Self-assembly of binary space-tessellating compounds.

The self-assembly of polyhedral particles has been a topic of interest in both experimental and simulation studies due to its potential to help engineer novel materials from colloidal nanoparticles. An important extension to the study of single species of polyhedral particles is the case of binary mixtures. Mixtures that tessellate space are particularly interesting because they are expected to form high-pressure ordered structures. Here, we study three such binary tessellating mixtures; namely, cuboctahedra + octahedra (Mixture 1), octahedra + tetrahedra (Mixture 2), and truncated cubes + octahedra (Mixture 3). We use Monte Carlo methods to first determine their phase behavior when driven by hard-core interactions (i.e., entropic self-assembly). We observe that upon gradual compression of the isotropic system, none of the three cases exhibits a spontaneous ordering into the expected tessellated structure: Mixtures 1 and 2 form a glassy disordered state that is shown to be metastable with respect to the tessellated phase via interfacial simulations; Mixture 3 demixes into a disordered phase and an unusual ordered phase where truncated cubes arrange in a cubic lattice while the octahedra remain disordered occupying interstitial pockets.
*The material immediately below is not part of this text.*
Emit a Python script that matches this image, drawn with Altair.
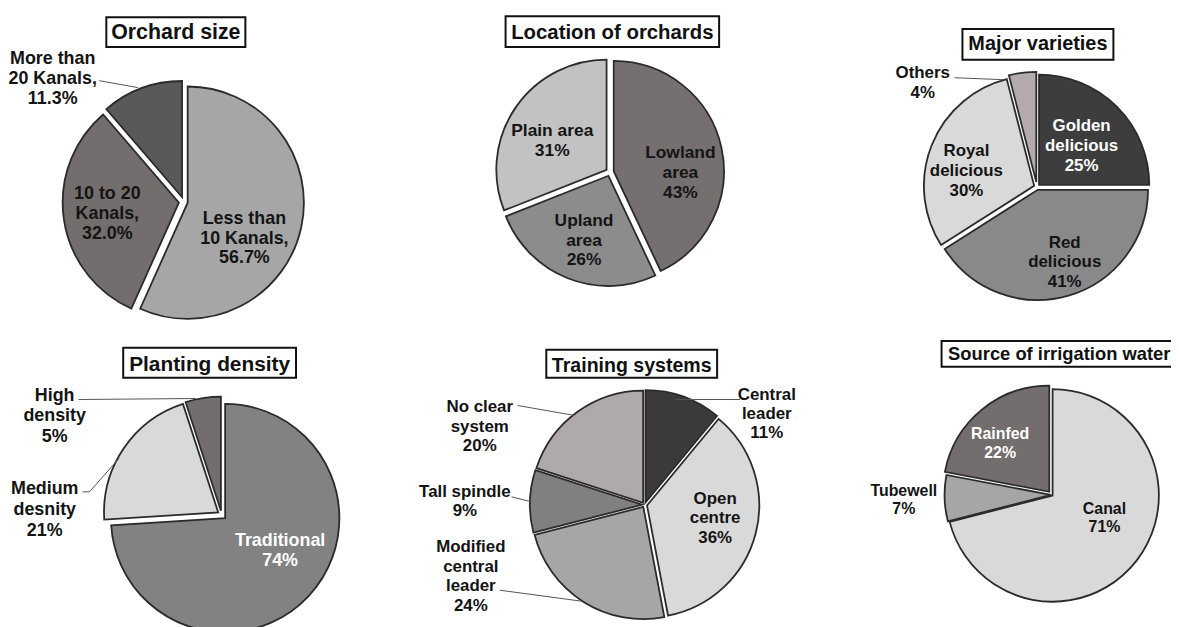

Using polybead models for Mixtures 1 and 2, we show that the large free-energy barrier that precludes the spontaneous nucleation of the tessellating structure from the isotropic state can be overcome by introducing favorable enthalpic interactions. Our results allow identifying some relations between properties of individual species and the phase behavior of their mixtures, providing a first step toward a "chemistry" of polyhedral compounds, while also raising key questions regarding the kinetics of the pseudo "reactions" involved.